Фарадею пришлось ввести два новых понятия, которые он не умеет измерить в эксперименте — о силовых линиях магнитного поля и об ионах, плывущих через электролит от одного полюса к другому. Но из чего состоят силовые линии поля? Каковы массы и заряды ионов? Как они связаны с атомами (тоже пока неуловимыми)? Ответить на эти вопросы уверенно Фарадей не может, а неуверенно — не хочет. Как не хотел измышлять гипотезы старик Ньютон полтора столетия назад.
С тех пор физики, вроде бы, разобрались в природе света: он состоит из поперечных волн, как предполагал еще Гюйгенс.
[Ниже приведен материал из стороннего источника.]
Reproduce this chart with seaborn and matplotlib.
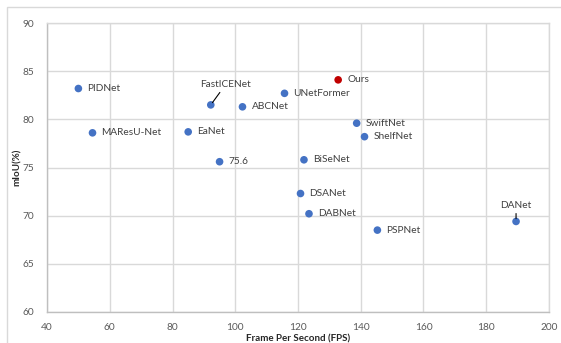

Но что колеблется в этих волнах? Каким «эфиром» заполнен вакуум, если планеты летят сквозь него без сопротивления? Это так же неясно сейчас Френелю и Фарадею, как было неясно Ньютону и Гюйгенсу полтора века назад. Но Джеймсу Клерку Максвеллу, который сделает первый шаг в постижении вакуумных полей, едва исполнилось четыре года.
А вот Чарльзу Дарвину уже 26 лет. Он возвращается в Англию из пятилетнего кругосветного путешествия, полный всяческих открытий, планов и надежд. На Галапагосских островах Дарвину сказочно повезло: он наблюдал разнообразие видов местных птиц и ящериц через считанные века или тысячелетия после их возникновения. Получить бы сходные результаты наблюдений тысячелетней давности!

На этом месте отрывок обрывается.